In the listing below, locate the line with "Generate a web" and the line with "var y = d3.scaleLinear().domain([0, 10.5]).range([height", then output both and everything between them exactly, minus any pictures.

***** Extracted information

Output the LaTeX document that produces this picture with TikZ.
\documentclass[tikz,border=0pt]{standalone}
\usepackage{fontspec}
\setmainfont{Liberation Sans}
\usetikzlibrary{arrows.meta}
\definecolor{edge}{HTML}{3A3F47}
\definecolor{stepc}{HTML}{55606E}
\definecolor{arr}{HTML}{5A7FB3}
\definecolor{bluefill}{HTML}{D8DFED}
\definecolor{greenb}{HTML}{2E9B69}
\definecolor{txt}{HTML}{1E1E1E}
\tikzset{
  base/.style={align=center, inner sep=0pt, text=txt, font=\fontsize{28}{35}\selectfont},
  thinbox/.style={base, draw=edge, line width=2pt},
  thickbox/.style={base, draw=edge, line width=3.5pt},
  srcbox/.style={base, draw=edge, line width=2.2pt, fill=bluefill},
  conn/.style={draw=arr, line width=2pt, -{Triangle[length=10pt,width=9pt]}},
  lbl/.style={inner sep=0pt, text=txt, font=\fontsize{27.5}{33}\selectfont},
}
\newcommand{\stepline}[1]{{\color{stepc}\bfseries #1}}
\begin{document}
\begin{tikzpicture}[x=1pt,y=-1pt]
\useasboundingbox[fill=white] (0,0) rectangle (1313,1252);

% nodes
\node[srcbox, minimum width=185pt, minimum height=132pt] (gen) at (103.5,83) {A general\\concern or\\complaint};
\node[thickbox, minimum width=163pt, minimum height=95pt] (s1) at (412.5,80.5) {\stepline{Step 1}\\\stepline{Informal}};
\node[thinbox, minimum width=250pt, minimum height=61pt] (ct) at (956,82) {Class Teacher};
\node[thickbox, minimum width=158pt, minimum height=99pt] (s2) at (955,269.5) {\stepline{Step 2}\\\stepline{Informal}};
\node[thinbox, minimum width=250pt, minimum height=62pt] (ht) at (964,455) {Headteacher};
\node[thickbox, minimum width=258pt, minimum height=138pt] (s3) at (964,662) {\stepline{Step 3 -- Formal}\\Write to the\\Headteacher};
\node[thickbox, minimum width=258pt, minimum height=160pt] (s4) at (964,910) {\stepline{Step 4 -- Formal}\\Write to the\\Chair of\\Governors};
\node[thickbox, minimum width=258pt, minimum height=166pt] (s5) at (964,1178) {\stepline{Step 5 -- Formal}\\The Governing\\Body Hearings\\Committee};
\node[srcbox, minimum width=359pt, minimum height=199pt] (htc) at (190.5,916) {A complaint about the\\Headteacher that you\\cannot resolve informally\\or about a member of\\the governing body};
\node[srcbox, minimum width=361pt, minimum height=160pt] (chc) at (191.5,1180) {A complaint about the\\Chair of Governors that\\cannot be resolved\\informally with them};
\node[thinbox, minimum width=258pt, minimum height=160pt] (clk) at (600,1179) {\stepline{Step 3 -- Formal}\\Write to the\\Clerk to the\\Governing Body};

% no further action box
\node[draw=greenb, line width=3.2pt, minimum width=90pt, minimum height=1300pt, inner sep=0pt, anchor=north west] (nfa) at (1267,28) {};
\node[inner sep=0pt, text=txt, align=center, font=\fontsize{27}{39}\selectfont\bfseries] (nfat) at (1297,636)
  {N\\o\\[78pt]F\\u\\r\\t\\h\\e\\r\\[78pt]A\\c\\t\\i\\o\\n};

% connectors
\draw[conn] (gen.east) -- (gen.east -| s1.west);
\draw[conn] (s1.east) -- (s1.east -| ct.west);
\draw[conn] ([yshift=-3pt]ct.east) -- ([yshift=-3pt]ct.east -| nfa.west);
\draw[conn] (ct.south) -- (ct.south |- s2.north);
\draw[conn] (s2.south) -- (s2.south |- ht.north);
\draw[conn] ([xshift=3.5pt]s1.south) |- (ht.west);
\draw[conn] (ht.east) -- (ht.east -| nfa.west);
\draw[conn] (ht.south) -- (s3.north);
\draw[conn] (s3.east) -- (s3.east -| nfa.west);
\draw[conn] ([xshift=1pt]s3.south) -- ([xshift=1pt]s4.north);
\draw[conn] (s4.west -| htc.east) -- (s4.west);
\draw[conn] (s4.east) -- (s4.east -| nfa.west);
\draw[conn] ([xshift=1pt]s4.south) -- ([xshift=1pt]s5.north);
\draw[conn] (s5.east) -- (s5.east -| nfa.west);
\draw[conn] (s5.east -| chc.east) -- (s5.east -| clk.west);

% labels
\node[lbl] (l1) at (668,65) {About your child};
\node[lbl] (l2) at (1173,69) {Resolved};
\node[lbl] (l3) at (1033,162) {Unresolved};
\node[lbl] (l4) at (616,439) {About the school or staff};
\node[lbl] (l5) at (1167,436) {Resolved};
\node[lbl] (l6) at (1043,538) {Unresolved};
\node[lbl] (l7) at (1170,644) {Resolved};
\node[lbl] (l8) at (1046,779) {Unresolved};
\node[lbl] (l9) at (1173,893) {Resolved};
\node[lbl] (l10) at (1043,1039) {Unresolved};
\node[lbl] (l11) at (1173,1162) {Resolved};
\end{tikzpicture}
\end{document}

**********
***** Extracted information

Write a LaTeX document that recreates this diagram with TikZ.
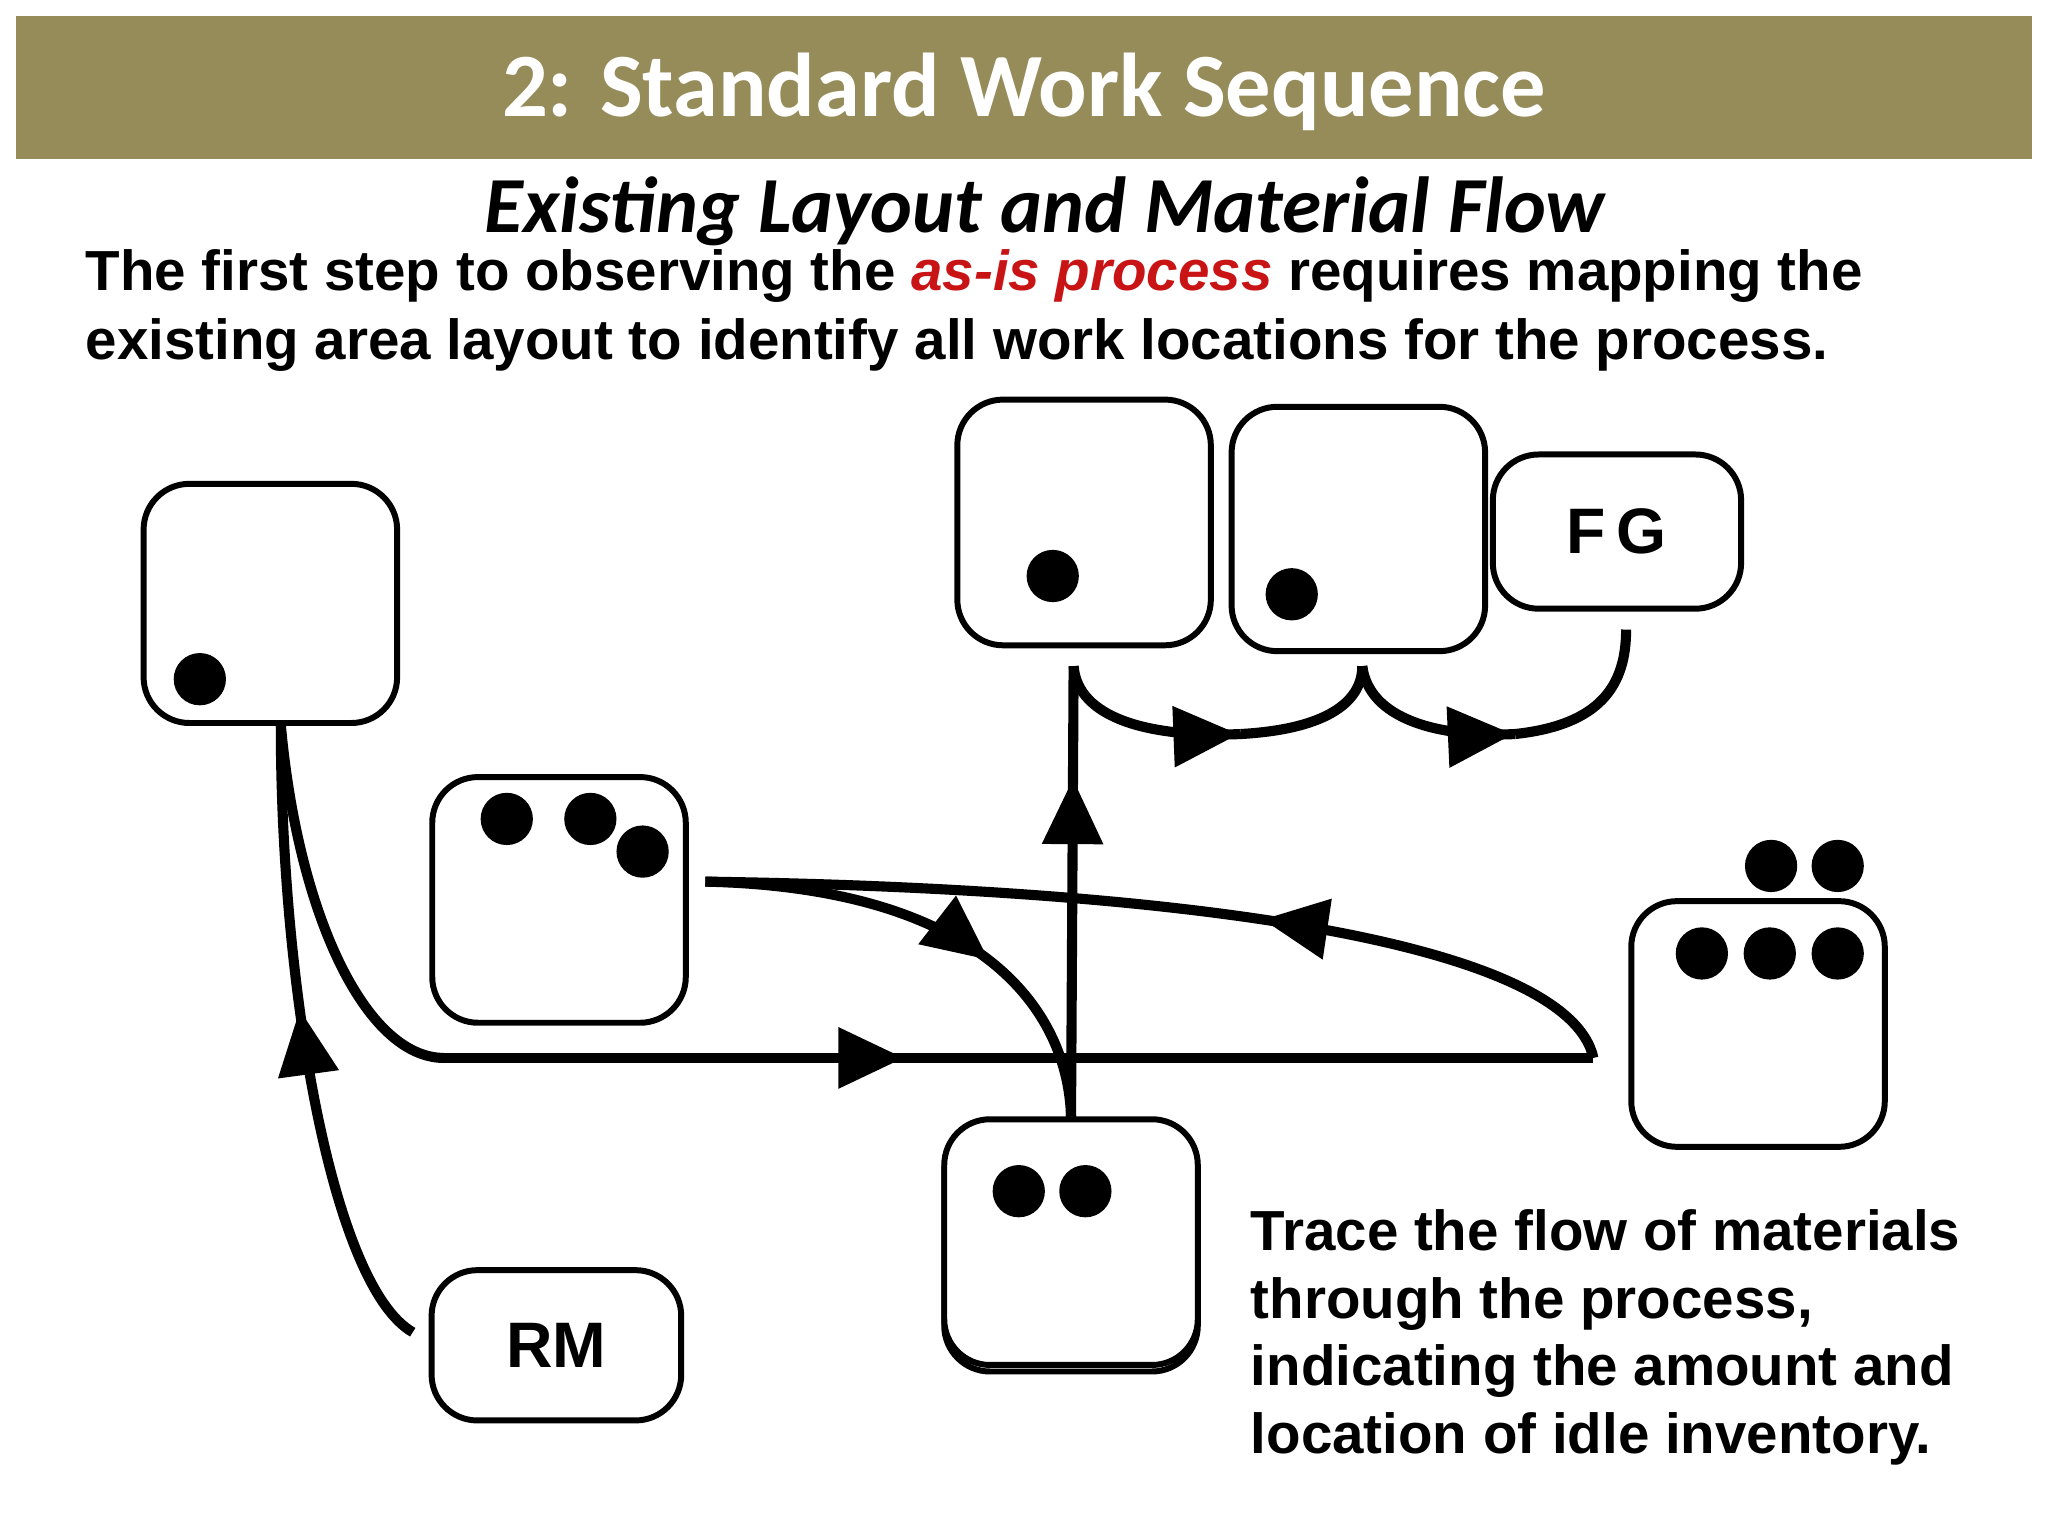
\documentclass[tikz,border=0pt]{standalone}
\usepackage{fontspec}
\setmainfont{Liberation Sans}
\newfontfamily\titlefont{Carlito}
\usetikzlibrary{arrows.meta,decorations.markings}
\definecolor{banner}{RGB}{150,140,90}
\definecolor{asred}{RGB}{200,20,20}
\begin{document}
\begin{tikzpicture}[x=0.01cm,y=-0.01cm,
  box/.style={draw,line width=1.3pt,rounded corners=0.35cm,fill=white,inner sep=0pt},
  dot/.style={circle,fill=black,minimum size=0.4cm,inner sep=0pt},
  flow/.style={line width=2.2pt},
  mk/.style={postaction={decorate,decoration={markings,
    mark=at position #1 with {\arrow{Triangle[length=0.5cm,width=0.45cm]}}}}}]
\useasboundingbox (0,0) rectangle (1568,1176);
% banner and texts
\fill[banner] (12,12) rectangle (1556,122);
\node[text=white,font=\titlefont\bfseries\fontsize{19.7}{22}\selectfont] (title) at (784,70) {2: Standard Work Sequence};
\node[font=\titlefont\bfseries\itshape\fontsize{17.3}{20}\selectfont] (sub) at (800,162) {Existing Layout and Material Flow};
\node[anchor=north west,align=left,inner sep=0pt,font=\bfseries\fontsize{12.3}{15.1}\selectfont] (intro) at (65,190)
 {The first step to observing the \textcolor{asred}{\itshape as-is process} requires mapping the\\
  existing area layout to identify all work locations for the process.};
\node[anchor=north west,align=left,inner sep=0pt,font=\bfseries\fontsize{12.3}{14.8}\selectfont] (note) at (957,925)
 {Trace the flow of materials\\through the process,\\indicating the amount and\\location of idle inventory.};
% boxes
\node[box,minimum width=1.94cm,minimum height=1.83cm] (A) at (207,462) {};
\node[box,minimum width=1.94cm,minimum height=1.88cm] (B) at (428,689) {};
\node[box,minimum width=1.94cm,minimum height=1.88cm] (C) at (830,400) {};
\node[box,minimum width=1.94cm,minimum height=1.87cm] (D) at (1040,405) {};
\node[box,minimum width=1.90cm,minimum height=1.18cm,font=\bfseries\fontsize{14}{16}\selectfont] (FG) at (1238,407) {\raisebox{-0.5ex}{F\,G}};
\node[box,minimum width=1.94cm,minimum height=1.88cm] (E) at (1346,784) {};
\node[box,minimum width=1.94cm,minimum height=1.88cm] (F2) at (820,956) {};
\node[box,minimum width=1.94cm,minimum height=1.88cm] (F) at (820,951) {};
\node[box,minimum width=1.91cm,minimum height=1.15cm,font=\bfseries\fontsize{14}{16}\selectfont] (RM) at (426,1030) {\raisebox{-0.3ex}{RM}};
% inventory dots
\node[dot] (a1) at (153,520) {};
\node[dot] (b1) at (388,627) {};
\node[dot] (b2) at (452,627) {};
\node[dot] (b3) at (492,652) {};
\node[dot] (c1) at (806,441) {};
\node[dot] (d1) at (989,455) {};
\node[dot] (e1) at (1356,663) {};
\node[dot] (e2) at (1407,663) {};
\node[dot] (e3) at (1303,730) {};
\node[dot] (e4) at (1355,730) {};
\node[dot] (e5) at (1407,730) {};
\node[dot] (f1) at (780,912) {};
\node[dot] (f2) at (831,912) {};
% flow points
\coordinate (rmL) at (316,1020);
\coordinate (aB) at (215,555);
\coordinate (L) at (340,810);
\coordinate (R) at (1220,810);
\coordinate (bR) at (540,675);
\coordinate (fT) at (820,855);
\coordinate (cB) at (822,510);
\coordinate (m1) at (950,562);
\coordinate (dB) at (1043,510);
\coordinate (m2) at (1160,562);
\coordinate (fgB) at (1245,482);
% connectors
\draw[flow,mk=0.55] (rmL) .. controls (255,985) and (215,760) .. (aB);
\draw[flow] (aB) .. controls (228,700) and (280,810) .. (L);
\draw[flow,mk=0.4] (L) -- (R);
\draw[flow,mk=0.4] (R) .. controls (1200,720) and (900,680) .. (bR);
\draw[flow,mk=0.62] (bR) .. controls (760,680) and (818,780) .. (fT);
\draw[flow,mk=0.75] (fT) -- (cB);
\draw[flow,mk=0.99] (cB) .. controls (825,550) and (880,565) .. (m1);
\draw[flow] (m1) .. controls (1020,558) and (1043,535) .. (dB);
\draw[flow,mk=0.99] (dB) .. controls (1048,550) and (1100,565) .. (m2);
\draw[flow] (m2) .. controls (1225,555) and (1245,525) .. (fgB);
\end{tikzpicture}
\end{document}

**********
***** Extracted information

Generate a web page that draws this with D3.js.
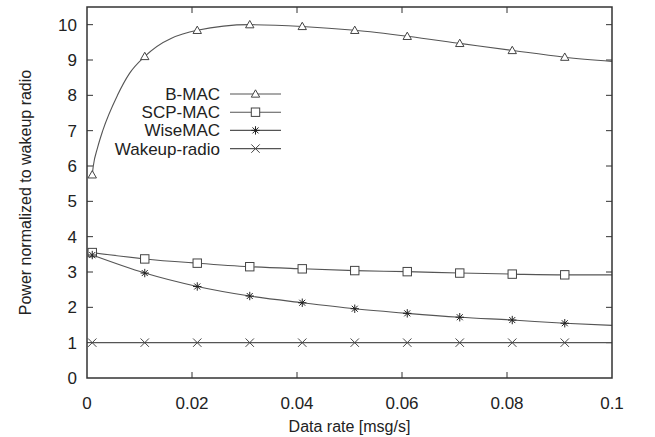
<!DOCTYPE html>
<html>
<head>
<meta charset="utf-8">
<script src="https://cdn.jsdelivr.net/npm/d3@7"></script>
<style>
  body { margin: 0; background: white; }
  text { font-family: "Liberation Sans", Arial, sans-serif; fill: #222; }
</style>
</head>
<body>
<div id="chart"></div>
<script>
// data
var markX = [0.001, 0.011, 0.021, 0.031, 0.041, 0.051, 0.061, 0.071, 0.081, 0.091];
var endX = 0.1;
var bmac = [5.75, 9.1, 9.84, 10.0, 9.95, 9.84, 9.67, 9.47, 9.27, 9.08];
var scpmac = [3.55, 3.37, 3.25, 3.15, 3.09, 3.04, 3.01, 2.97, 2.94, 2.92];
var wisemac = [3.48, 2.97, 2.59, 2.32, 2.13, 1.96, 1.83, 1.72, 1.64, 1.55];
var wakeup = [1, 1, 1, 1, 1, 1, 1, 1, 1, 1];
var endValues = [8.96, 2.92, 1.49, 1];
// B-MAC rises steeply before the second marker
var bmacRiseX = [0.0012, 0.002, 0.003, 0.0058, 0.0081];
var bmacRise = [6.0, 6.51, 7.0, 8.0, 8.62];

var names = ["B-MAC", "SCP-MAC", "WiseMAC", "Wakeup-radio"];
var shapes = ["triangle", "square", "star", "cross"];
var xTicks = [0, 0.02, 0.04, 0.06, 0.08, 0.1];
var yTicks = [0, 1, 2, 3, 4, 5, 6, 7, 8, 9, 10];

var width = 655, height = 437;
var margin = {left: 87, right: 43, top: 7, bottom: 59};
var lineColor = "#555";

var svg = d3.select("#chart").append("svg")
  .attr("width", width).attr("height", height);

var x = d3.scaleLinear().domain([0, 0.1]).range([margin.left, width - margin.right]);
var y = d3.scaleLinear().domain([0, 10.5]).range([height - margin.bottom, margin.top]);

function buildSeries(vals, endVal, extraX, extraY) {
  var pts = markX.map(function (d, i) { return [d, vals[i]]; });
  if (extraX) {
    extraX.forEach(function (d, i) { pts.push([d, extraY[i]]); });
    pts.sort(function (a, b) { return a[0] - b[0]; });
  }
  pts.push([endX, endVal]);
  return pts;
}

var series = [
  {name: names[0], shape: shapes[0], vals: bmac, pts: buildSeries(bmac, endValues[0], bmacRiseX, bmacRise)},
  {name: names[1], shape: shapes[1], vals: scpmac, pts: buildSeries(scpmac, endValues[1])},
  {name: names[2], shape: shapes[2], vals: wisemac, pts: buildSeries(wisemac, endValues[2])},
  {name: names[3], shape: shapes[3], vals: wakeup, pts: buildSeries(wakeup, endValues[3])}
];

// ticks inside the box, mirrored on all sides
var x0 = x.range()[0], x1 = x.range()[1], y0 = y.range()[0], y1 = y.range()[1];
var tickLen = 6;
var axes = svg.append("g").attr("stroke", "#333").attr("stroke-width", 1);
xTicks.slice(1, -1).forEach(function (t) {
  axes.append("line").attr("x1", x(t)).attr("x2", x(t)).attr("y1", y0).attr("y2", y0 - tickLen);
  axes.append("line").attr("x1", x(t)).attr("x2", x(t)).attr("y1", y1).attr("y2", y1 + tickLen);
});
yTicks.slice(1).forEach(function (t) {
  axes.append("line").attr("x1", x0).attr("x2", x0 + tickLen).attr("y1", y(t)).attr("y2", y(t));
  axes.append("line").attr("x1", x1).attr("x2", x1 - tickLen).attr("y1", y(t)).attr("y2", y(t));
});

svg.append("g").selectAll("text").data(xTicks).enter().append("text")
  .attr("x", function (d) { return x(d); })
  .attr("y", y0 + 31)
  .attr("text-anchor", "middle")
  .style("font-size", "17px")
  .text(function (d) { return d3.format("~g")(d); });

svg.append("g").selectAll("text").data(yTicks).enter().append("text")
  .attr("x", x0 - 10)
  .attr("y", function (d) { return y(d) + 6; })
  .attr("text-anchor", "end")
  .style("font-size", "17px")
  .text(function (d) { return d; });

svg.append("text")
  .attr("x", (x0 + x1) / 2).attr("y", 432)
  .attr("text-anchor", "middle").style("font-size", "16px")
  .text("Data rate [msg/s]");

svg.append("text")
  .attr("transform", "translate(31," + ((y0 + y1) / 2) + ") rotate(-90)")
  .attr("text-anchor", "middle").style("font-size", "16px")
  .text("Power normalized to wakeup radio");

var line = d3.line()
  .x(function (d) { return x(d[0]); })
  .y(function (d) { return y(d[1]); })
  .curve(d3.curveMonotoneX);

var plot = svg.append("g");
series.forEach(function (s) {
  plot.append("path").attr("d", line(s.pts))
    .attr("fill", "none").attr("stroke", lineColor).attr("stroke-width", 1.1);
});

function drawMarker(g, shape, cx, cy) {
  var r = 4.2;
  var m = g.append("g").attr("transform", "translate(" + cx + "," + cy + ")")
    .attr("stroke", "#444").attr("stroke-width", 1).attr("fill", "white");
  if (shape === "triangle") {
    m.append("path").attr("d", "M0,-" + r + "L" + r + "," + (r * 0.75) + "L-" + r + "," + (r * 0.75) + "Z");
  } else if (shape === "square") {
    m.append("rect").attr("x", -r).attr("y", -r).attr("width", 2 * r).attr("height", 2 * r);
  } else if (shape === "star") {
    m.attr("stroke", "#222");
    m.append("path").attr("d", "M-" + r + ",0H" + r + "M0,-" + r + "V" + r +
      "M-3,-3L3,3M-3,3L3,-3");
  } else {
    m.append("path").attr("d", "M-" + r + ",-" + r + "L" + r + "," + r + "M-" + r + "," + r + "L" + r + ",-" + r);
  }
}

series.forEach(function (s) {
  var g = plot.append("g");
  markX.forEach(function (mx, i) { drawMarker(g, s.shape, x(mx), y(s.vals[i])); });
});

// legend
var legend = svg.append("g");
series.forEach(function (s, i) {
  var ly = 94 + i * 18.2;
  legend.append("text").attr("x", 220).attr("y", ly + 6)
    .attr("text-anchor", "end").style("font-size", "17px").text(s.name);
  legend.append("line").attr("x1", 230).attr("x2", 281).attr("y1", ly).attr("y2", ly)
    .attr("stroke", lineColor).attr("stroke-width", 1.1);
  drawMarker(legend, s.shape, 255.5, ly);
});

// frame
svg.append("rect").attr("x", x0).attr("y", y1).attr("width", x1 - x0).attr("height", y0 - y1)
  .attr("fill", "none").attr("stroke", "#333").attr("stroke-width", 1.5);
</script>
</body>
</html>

**********

Task answer:
Generate a web page that draws this with D3.js.
<!DOCTYPE html>
<html>
<head>
<meta charset="utf-8">
<script src="https://cdn.jsdelivr.net/npm/d3@7"></script>
<style>
  body { margin: 0; background: white; }
  text { font-family: "Liberation Sans", Arial, sans-serif; fill: #222; }
</style>
</head>
<body>
<div id="chart"></div>
<script>
// data
var markX = [0.001, 0.011, 0.021, 0.031, 0.041, 0.051, 0.061, 0.071, 0.081, 0.091];
var endX = 0.1;
var bmac = [5.75, 9.1, 9.84, 10.0, 9.95, 9.84, 9.67, 9.47, 9.27, 9.08];
var scpmac = [3.55, 3.37, 3.25, 3.15, 3.09, 3.04, 3.01, 2.97, 2.94, 2.92];
var wisemac = [3.48, 2.97, 2.59, 2.32, 2.13, 1.96, 1.83, 1.72, 1.64, 1.55];
var wakeup = [1, 1, 1, 1, 1, 1, 1, 1, 1, 1];
var endValues = [8.96, 2.92, 1.49, 1];
// B-MAC rises steeply before the second marker
var bmacRiseX = [0.0012, 0.002, 0.003, 0.0058, 0.0081];
var bmacRise = [6.0, 6.51, 7.0, 8.0, 8.62];

var names = ["B-MAC", "SCP-MAC", "WiseMAC", "Wakeup-radio"];
var shapes = ["triangle", "square", "star", "cross"];
var xTicks = [0, 0.02, 0.04, 0.06, 0.08, 0.1];
var yTicks = [0, 1, 2, 3, 4, 5, 6, 7, 8, 9, 10];

var width = 655, height = 437;
var margin = {left: 87, right: 43, top: 7, bottom: 59};
var lineColor = "#555";

var svg = d3.select("#chart").append("svg")
  .attr("width", width).attr("height", height);

var x = d3.scaleLinear().domain([0, 0.1]).range([margin.left, width - margin.right]);
var y = d3.scaleLinear().domain([0, 10.5]).range([height - margin.bottom, margin.top]);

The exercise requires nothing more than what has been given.